Maverick cabbie busted again |

Maverick cabbie busted again

ASPEN – Same story, different ride.

Rogue taxi driver Phil Sullivan has been fined, penalized and even jailed for accepting tips under the table for his ferrying services over the past five years – and he’ll be back in court again Friday following another covert sting by the Colorado Public Utilities Commission.

Sullivan said Wednesday that he’ll “definitely” attend the show-cause hearing in Pitkin County District Court, where he’ll be asked to explain why he should not be held in contempt of court for allegedly violating an injunction slapped on him in February by Judge Gail Nichols. The injunction required that he cease operating his Kia mini-van cab operation.

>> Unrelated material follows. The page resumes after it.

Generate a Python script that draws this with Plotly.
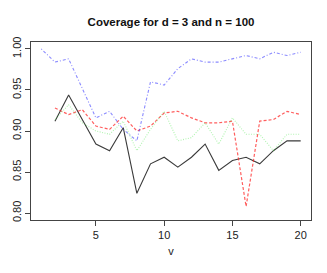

The hearing comes after a criminal investigator from the PUC visited Aspen this past summer to see if Sullivan had stopped driving his cab. The investigator, according to an affidavit filed in district court, claims that he hitched a ride with Sullivan, whose van had “two illuminated taxi type signs on the roof,” on June 17. When the investigator, William Schlitter, was taken to his destination, he asked Sullivan how much the fare would be.

“Mr. Sullivan then stated the normal cab fare was $10 to $15,” Schlitter wrote in an affidavit attached to the PUC’s motion to find Sullivan in contempt of court. Schlitter gave Sullivan $20 for the ride, prompting the PUC to take action against Sullivan.

Since 2006, Sullivan, 75, of Woody Creek, has racked up more than $13,000 in fines by the PUC, which has tried in vain to get him off the road because he doesn’t have the proper authority to operate a taxi service. Sullivan hasn’t paid any money toward the fines, PUC spokesman Terry Bote said Tuesday.

Sullivan’s modus operandi is to haul late-night partiers and service workers to their next destination free of charge. He typically parks his Kia in front of the Wheeler Opera House, in direct competition with other cab drivers trying to pick up business.

Bote confirmed that a complaint from High Mountain Taxi, a cab service that operates out of Aspen and Vail, sparked the PUC’s June visit.

“We received a complaint from a competitor up there that Mr. Sullivan, once he got out of jail, was conducting business as usual, so we conducted an investigation in response to that,” Bote said.

Todd Gardner, owner of High Mountain Taxi, did not return a telephone message Wednesday.

In March, Nichols sentenced Sullivan to 15 days in the Pitkin County Jail for blowing off an injunction, issued Feb. 22 after a one-day trial, that prohibited him from collecting tips from passengers. He was released six days early for good behavior, and got back to work.

Sullivan continues to argue that he is doing nothing illegal; instead, he contends that he gives free lifts to those in needs of a ride. His work is a public service, not a crime, and if people want to compensate him for his deed, he’ll accept the gratuity.

“The PUC makes it sound like I’m not a good person and I’m out there soliciting money and asking for money,” Sullivan said. “And quite frankly, I’d say 90 percent of the people that I take are my friends, and they are people who work late at night – bartenders, waitresses, friends of bartenders and waitresses.”

The investigator in the June sting evidently wasn’t in that group. Even so, Sullivan said he occasionally provides rides to passengers he does not know.

“It’s ingrained in our society in Aspen to show appreciation in two phases: I help people, and they generally show some kind of appreciation,” he said.

In a Sept. 6 letter to Nichols, which is part of Sullivan’s case file, the driver said the injunction must be “reexamined, nullified and overturned.”

His letter notes a study showing that nearly 30 percent of Aspen’s work force accepts tips as its primary mode of income, which suggests he is being singled out because other locals provide services in exchange for gratuity.

“If ten people are caught smoking marijuana, the officer must arrest all ten, not just one,” Sullivan writes. “To arrest one is discrimination. How is the Sullivan case different? It is not fair for him to be prosecuted for accepting gratuity when no others who accept gratuity are. Sullivan must be allowed to defend himself against this discrimination.”

The PUC, for its part, requires Sullivan to play by the same rules other transportation companies follow. He needs to start by getting the proper license – a Certificate of Public Convenience and Necessity – from the PUC. In order to do that, Sullivan must first make good on the civil penalties and fines from the PUC. He has insisted he won’t do that.